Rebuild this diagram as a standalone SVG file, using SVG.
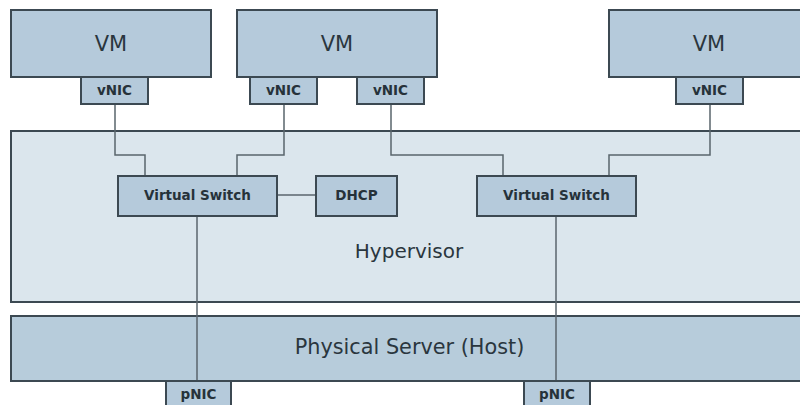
<svg xmlns="http://www.w3.org/2000/svg" width="800" height="405" viewBox="0 0 800 405">
<style>
.box{fill:#b5cadb;stroke:#3c4952;stroke-width:2}
.hyp{fill:#dbe6ed;stroke:#3c4952;stroke-width:2}
.phys{fill:#b7ccdb;stroke:#3c4952;stroke-width:2}
.big{font-family:"DejaVu Sans",Verdana,sans-serif;font-size:20px;fill:#2a363e;text-anchor:middle}
.vm{font-family:"DejaVu Sans",Verdana,sans-serif;font-size:21px;fill:#2a363e;text-anchor:middle}
.sm{font-family:"DejaVu Sans",Verdana,sans-serif;font-size:13.5px;font-weight:bold;fill:#26323a;text-anchor:middle}
.wire{fill:none;stroke:#5a656c;stroke-width:1.5}
</style>
<rect width="800" height="405" fill="#ffffff"/>
<g id="hypervisor">
<rect class="hyp" x="11" y="131" width="800" height="171"/>
<text class="big" x="409" y="258">Hypervisor</text>
</g>
<g id="physical-server">
<rect class="phys" x="11" y="316" width="800" height="65"/>
<text class="big" x="409.5" y="354" style="font-size:20.8px">Physical Server (Host)</text>
</g>
<g id="vm1">
<rect class="box" x="11" y="10" width="200" height="67"/>
<text class="vm" x="111" y="51">VM</text>
</g>
<g id="vm2">
<rect class="box" x="237" y="10" width="200" height="67"/>
<text class="vm" x="337" y="51">VM</text>
</g>
<g id="vm3">
<rect class="box" x="609" y="10" width="200" height="67"/>
<text class="vm" x="709" y="51">VM</text>
</g>
<g id="connectors">
<polyline class="wire" points="115,104 115,155 145,155 145,176"/>
<polyline class="wire" points="284,104 284,155 237,155 237,176"/>
<polyline class="wire" points="391,104 391,155 503,155 503,176"/>
<polyline class="wire" points="710,104 710,155 609,155 609,176"/>
<line class="wire" x1="277" y1="195" x2="316" y2="195"/>
<line class="wire" x1="197" y1="216" x2="197" y2="381"/>
<line class="wire" x1="556" y1="216" x2="556" y2="381"/>
</g>
<g id="vnic1">
<rect class="box" x="81" y="77" width="67" height="27"/>
<text class="sm" x="114.5" y="95">vNIC</text>
</g>
<g id="vnic2">
<rect class="box" x="250" y="77" width="67" height="27"/>
<text class="sm" x="283.5" y="95">vNIC</text>
</g>
<g id="vnic3">
<rect class="box" x="357" y="77" width="67" height="27"/>
<text class="sm" x="390.5" y="95">vNIC</text>
</g>
<g id="vnic4">
<rect class="box" x="676" y="77" width="67" height="27"/>
<text class="sm" x="709.5" y="95">vNIC</text>
</g>
<g id="vswitch1">
<rect class="box" x="118" y="176" width="159" height="40"/>
<text class="sm" x="197.5" y="200">Virtual Switch</text>
</g>
<g id="dhcp">
<rect class="box" x="316" y="176" width="81" height="40"/>
<text class="sm" x="356.5" y="200">DHCP</text>
</g>
<g id="vswitch2">
<rect class="box" x="477" y="176" width="159" height="40"/>
<text class="sm" x="556.5" y="200">Virtual Switch</text>
</g>
<g id="pnic1">
<rect class="box" x="166" y="381" width="65" height="30"/>
<text class="sm" x="198.5" y="399">pNIC</text>
</g>
<g id="pnic2">
<rect class="box" x="524" y="381" width="66" height="30"/>
<text class="sm" x="557" y="399">pNIC</text>
</g>
</svg>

● ● ● ● ● ● ●

Exercise task. Skip the pictures, then retype every line above exactly.

Task result.
Rebuild this diagram as a standalone SVG file, using SVG.
<svg xmlns="http://www.w3.org/2000/svg" width="800" height="405" viewBox="0 0 800 405">
<style>
.box{fill:#b5cadb;stroke:#3c4952;stroke-width:2}
.hyp{fill:#dbe6ed;stroke:#3c4952;stroke-width:2}
.phys{fill:#b7ccdb;stroke:#3c4952;stroke-width:2}
.big{font-family:"DejaVu Sans",Verdana,sans-serif;font-size:20px;fill:#2a363e;text-anchor:middle}
.vm{font-family:"DejaVu Sans",Verdana,sans-serif;font-size:21px;fill:#2a363e;text-anchor:middle}
.sm{font-family:"DejaVu Sans",Verdana,sans-serif;font-size:13.5px;font-weight:bold;fill:#26323a;text-anchor:middle}
.wire{fill:none;stroke:#5a656c;stroke-width:1.5}
</style>
<rect width="800" height="405" fill="#ffffff"/>
<g id="hypervisor">
<rect class="hyp" x="11" y="131" width="800" height="171"/>
<text class="big" x="409" y="258">Hypervisor</text>
</g>
<g id="physical-server">
<rect class="phys" x="11" y="316" width="800" height="65"/>
<text class="big" x="409.5" y="354" style="font-size:20.8px">Physical Server (Host)</text>
</g>
<g id="vm1">
<rect class="box" x="11" y="10" width="200" height="67"/>
<text class="vm" x="111" y="51">VM</text>
</g>
<g id="vm2">
<rect class="box" x="237" y="10" width="200" height="67"/>
<text class="vm" x="337" y="51">VM</text>
</g>
<g id="vm3">
<rect class="box" x="609" y="10" width="200" height="67"/>
<text class="vm" x="709" y="51">VM</text>
</g>
<g id="connectors">
<polyline class="wire" points="115,104 115,155 145,155 145,176"/>
<polyline class="wire" points="284,104 284,155 237,155 237,176"/>
<polyline class="wire" points="391,104 391,155 503,155 503,176"/>
<polyline class="wire" points="710,104 710,155 609,155 609,176"/>
<line class="wire" x1="277" y1="195" x2="316" y2="195"/>
<line class="wire" x1="197" y1="216" x2="197" y2="381"/>
<line class="wire" x1="556" y1="216" x2="556" y2="381"/>
</g>
<g id="vnic1">
<rect class="box" x="81" y="77" width="67" height="27"/>
<text class="sm" x="114.5" y="95">vNIC</text>
</g>
<g id="vnic2">
<rect class="box" x="250" y="77" width="67" height="27"/>
<text class="sm" x="283.5" y="95">vNIC</text>
</g>
<g id="vnic3">
<rect class="box" x="357" y="77" width="67" height="27"/>
<text class="sm" x="390.5" y="95">vNIC</text>
</g>
<g id="vnic4">
<rect class="box" x="676" y="77" width="67" height="27"/>
<text class="sm" x="709.5" y="95">vNIC</text>
</g>
<g id="vswitch1">
<rect class="box" x="118" y="176" width="159" height="40"/>
<text class="sm" x="197.5" y="200">Virtual Switch</text>
</g>
<g id="dhcp">
<rect class="box" x="316" y="176" width="81" height="40"/>
<text class="sm" x="356.5" y="200">DHCP</text>
</g>
<g id="vswitch2">
<rect class="box" x="477" y="176" width="159" height="40"/>
<text class="sm" x="556.5" y="200">Virtual Switch</text>
</g>
<g id="pnic1">
<rect class="box" x="166" y="381" width="65" height="30"/>
<text class="sm" x="198.5" y="399">pNIC</text>
</g>
<g id="pnic2">
<rect class="box" x="524" y="381" width="66" height="30"/>
<text class="sm" x="557" y="399">pNIC</text>
</g>
</svg>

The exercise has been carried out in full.